-- start INPUT FOR THIS TASK --

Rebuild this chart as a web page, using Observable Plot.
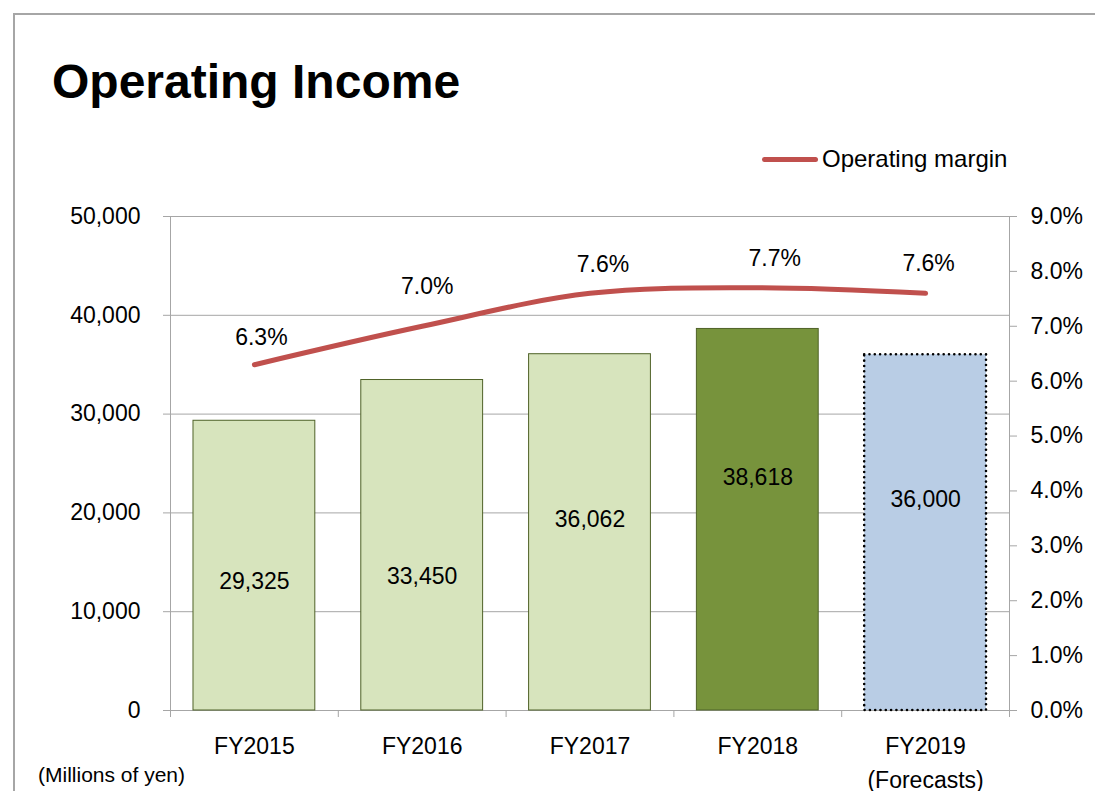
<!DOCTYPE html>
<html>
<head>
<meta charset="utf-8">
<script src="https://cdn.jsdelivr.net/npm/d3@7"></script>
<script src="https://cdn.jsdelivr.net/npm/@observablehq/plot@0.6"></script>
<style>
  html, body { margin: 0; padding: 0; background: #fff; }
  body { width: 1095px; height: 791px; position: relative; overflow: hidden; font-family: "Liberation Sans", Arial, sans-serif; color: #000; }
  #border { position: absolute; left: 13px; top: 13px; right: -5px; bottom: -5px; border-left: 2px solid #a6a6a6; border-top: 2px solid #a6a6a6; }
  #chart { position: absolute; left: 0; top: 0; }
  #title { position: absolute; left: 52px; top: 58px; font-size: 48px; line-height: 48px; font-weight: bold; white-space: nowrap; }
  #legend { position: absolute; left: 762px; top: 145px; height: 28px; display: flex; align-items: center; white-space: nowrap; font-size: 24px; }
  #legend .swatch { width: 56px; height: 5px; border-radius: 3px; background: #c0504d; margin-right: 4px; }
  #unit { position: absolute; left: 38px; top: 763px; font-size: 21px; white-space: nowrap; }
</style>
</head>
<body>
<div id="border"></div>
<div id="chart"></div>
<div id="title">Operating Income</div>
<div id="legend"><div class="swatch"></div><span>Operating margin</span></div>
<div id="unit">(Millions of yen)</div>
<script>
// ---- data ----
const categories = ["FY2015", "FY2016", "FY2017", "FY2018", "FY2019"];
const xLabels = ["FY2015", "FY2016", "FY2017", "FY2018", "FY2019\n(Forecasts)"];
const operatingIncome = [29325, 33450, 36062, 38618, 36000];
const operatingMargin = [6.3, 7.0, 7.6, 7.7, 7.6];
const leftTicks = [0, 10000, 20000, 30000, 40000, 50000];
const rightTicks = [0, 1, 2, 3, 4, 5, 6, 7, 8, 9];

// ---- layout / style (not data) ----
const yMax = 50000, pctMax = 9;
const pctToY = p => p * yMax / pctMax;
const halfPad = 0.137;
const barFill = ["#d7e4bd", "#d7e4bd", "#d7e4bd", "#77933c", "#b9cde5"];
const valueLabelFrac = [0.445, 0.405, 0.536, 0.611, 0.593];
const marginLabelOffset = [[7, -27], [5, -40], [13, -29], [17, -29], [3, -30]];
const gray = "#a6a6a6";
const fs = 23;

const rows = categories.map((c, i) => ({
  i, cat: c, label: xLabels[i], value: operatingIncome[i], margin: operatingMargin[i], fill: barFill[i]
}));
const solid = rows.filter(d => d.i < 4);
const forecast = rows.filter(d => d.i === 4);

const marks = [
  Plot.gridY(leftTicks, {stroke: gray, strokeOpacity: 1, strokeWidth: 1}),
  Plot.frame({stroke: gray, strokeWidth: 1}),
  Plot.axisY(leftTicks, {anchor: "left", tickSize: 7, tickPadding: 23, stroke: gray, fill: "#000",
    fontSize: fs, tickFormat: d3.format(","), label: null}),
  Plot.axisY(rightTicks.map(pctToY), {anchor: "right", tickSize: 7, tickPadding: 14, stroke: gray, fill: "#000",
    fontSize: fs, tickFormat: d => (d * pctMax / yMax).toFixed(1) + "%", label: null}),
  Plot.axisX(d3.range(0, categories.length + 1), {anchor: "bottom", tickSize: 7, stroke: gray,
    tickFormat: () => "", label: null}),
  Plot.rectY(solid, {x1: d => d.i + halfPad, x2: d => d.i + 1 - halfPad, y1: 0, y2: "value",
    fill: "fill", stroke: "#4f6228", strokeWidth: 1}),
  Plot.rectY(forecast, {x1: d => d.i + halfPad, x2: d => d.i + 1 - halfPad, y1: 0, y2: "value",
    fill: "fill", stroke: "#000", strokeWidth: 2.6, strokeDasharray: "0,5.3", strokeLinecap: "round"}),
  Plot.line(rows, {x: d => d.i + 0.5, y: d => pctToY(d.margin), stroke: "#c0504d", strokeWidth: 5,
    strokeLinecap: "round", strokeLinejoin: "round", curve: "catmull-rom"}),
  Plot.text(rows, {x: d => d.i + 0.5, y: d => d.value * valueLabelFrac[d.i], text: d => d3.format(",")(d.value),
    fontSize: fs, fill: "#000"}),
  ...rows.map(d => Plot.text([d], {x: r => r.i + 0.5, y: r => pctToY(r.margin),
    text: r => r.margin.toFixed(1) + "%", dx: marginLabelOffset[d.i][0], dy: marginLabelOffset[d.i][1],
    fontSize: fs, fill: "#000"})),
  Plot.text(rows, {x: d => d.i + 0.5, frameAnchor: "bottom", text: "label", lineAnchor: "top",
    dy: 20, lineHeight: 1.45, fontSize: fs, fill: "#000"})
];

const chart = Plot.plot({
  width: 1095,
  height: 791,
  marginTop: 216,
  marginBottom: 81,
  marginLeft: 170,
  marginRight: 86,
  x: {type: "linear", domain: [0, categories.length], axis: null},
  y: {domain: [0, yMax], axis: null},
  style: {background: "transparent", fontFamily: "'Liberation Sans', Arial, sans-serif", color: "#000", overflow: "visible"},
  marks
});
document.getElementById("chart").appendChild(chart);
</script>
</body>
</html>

-- end INPUT FOR THIS TASK --
-- start INPUT FOR THIS TASK --

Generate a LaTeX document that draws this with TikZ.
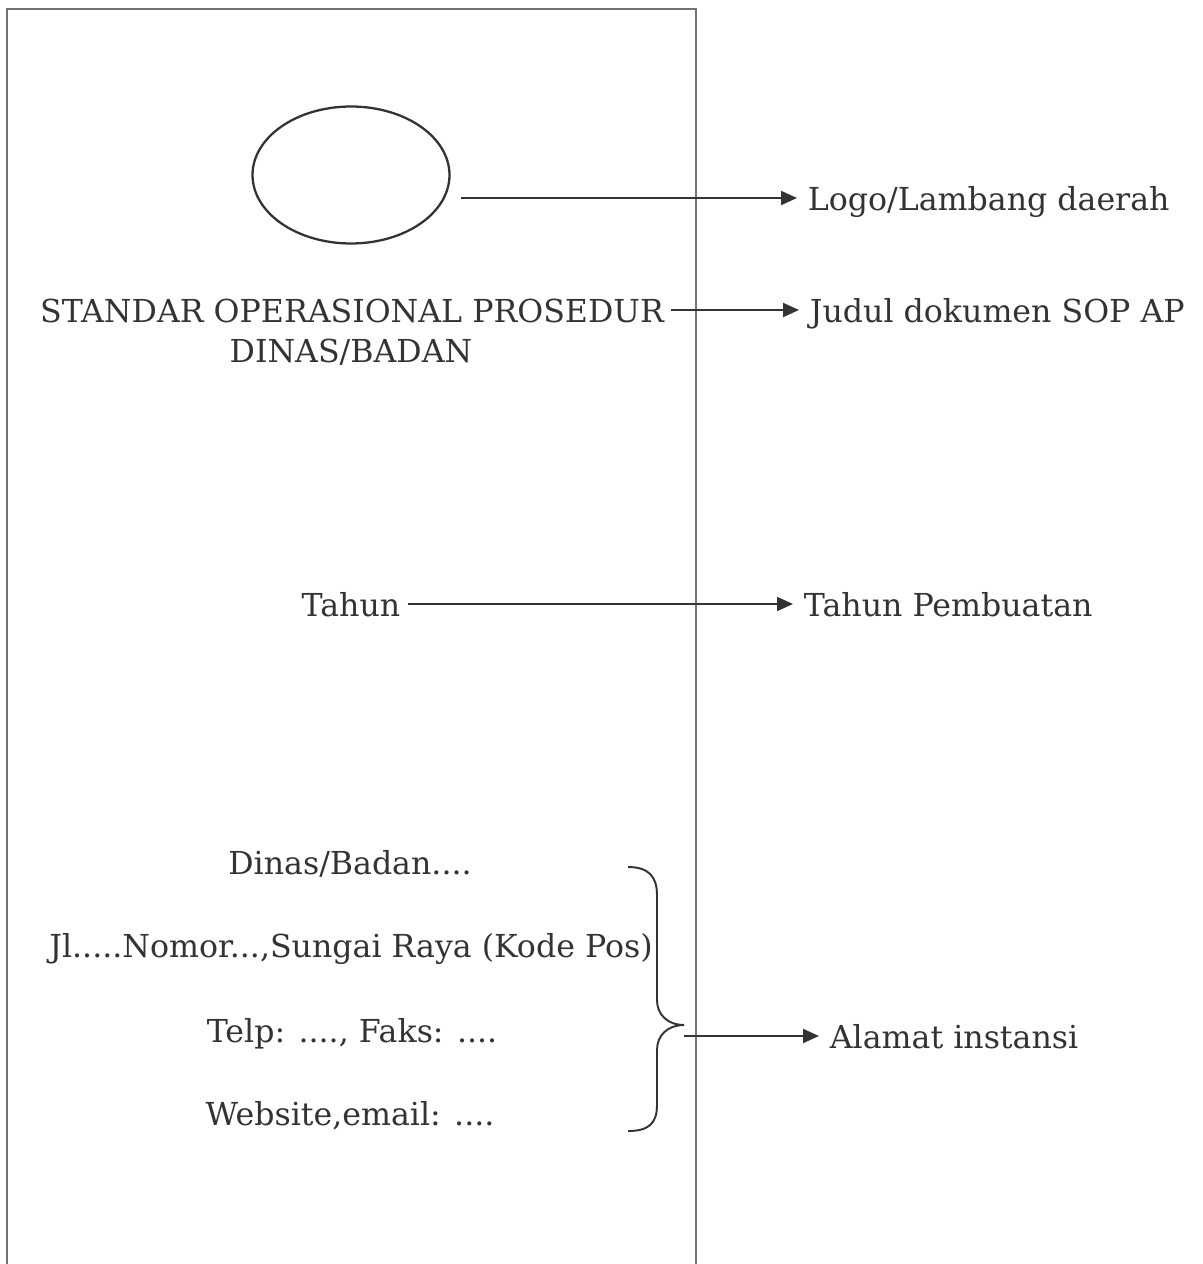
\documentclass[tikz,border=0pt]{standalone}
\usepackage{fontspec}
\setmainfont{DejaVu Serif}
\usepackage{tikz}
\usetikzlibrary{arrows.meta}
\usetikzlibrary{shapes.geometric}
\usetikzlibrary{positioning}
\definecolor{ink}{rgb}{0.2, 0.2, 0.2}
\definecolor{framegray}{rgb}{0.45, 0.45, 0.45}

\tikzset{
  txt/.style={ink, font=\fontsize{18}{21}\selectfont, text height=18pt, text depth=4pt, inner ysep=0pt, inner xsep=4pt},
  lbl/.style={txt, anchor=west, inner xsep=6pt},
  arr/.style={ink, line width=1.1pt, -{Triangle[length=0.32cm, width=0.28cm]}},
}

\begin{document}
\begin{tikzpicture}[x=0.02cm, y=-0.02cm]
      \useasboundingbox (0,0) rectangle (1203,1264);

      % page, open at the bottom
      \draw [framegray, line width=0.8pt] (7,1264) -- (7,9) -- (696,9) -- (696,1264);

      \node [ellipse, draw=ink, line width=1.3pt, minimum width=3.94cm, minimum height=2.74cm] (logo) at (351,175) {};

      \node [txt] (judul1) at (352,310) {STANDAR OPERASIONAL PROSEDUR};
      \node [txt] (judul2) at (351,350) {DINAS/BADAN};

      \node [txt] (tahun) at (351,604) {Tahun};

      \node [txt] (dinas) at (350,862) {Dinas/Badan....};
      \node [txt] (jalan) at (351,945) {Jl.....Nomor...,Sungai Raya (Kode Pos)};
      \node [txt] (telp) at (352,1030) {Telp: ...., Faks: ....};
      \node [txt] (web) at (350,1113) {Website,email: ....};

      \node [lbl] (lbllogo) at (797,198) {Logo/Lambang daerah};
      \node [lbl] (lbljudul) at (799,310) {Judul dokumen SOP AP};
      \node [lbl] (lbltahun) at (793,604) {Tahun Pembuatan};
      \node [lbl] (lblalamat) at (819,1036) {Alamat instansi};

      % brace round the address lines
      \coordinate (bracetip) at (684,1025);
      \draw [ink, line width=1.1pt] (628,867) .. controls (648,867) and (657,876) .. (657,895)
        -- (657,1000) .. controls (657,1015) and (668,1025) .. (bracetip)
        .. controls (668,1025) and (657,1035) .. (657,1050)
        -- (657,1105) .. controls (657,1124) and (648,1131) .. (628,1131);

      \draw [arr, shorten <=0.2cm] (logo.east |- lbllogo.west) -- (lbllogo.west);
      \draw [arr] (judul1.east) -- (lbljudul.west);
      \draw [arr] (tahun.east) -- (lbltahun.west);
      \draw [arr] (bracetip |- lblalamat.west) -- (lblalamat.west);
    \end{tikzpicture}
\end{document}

-- end INPUT FOR THIS TASK --

▸ **WORK INSTRUCTIONS**:
Quote word for word only the lines above from the one containing "Generate a LaTeX" through the one containing "-- (657,1105) ..". Pictures stay out of your copy.

▸ **FINAL RESULT**:
Generate a LaTeX document that draws this with TikZ.
\documentclass[tikz,border=0pt]{standalone}
\usepackage{fontspec}
\setmainfont{DejaVu Serif}
\usepackage{tikz}
\usetikzlibrary{arrows.meta}
\usetikzlibrary{shapes.geometric}
\usetikzlibrary{positioning}
\definecolor{ink}{rgb}{0.2, 0.2, 0.2}
\definecolor{framegray}{rgb}{0.45, 0.45, 0.45}

\tikzset{
  txt/.style={ink, font=\fontsize{18}{21}\selectfont, text height=18pt, text depth=4pt, inner ysep=0pt, inner xsep=4pt},
  lbl/.style={txt, anchor=west, inner xsep=6pt},
  arr/.style={ink, line width=1.1pt, -{Triangle[length=0.32cm, width=0.28cm]}},
}

\begin{document}
\begin{tikzpicture}[x=0.02cm, y=-0.02cm]
      \useasboundingbox (0,0) rectangle (1203,1264);

      % page, open at the bottom
      \draw [framegray, line width=0.8pt] (7,1264) -- (7,9) -- (696,9) -- (696,1264);

      \node [ellipse, draw=ink, line width=1.3pt, minimum width=3.94cm, minimum height=2.74cm] (logo) at (351,175) {};

      \node [txt] (judul1) at (352,310) {STANDAR OPERASIONAL PROSEDUR};
      \node [txt] (judul2) at (351,350) {DINAS/BADAN};

      \node [txt] (tahun) at (351,604) {Tahun};

      \node [txt] (dinas) at (350,862) {Dinas/Badan....};
      \node [txt] (jalan) at (351,945) {Jl.....Nomor...,Sungai Raya (Kode Pos)};
      \node [txt] (telp) at (352,1030) {Telp: ...., Faks: ....};
      \node [txt] (web) at (350,1113) {Website,email: ....};

      \node [lbl] (lbllogo) at (797,198) {Logo/Lambang daerah};
      \node [lbl] (lbljudul) at (799,310) {Judul dokumen SOP AP};
      \node [lbl] (lbltahun) at (793,604) {Tahun Pembuatan};
      \node [lbl] (lblalamat) at (819,1036) {Alamat instansi};

      % brace round the address lines
      \coordinate (bracetip) at (684,1025);
      \draw [ink, line width=1.1pt] (628,867) .. controls (648,867) and (657,876) .. (657,895)
        -- (657,1000) .. controls (657,1015) and (668,1025) .. (bracetip)
        .. controls (668,1025) and (657,1035) .. (657,1050)
        -- (657,1105) .. controls (657,1124) and (648,1131) .. (628,1131);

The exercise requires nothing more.